In 1869 the Russian chemist Dmitri Mendeleyev and Julius Lothar Meyer, a German, published somewhat similar periodic tables independently. They arranged the elements according to their atomic weights, in much the same way as Newlands had done, but both of them had the foresight to recognize the possibility of their being further elements still to discover. Accordingly they left gaps in the table for unknown elements, and in this way were able to accommodate elements with similar properties in the same column.
The form of Mendeleyev's table of 1869 has been followed closely in the modern table. The elements were arranged in short sequences with similar ones underneath each other.
Not only did Mendeleyev leave gaps in the table for new elements. He also deduced their more important properties from the properties of adjacent elements in the table. As is often the case with new ideas, chemists were at first skeptical of this classification. Their attitude changed when the element gallium was discovered in 1875 and was found to have the properties which Mendeleev had predicted.
The modern periodic table
Modern understanding of atomic structure has shown that the numbers and arrangement of the electrons in the atom are responsible for the periodicity of properties; hence the atomic number, rather than the atomic weight, is the basis of ordering. Each row, or period, of the table corresponds to the filling of an electron shell; hence the numbers of elements in the periods is 2, 8, 8, 18, 18, 32, 32. (There are n 2 orbitals in the nth shell). The elements are arranged in vertical columns or groups containing those of similar atomic structure and properties, with regular gradation of properties down each group.
The longer groups, with members in the first three (short) periods, are known as the main groups, usually numbered IA to VIIA, and 0 for the noble gases. The remaining groups, the transition elements, IIIB to VIII (a triple group), IB, and IIB. The characteristic valence of each group is equal to the number N, or to (8 - N) for some non-metals.
Two series of 14 elements each, the lanthanides and the actinides, form a hyper-transition block in which the inner f orbitals are being filled; their members have similar properties, and they are usually counted in group IIIB.

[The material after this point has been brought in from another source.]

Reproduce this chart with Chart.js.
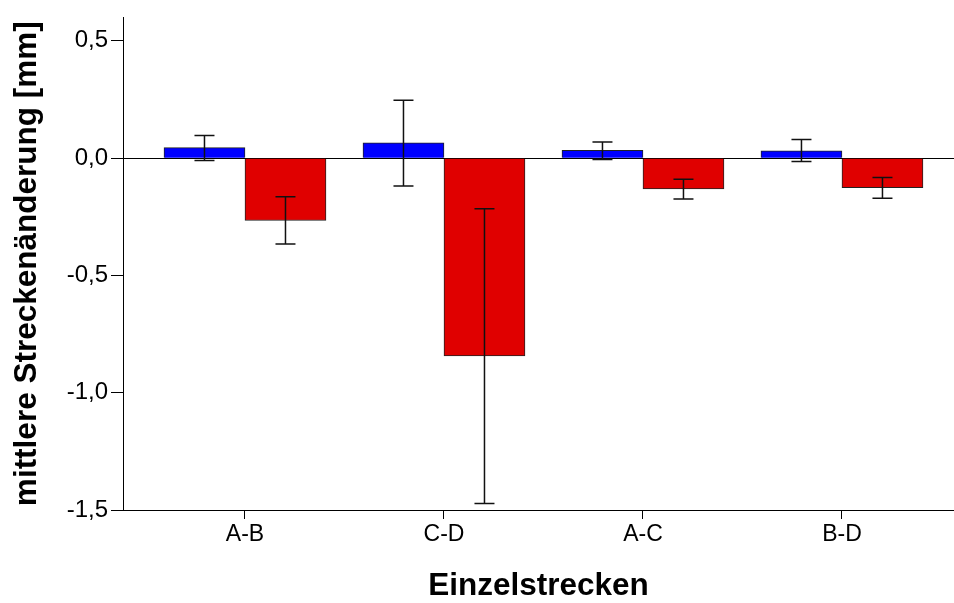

In 2016, four new elements, with atomic numbers 113, 115, 117 and 118, were added to the periodic table, thus completing the seventh period of the periodic table. The research groups that discovered them were from Japan, Russia, and the United States. Three of the new elements – nihonium, moscovium, and tennessine – were named after the places where they were discovered. The fourth element is named Oganesson after the Russian nuclear physicist Yuri Oganessian.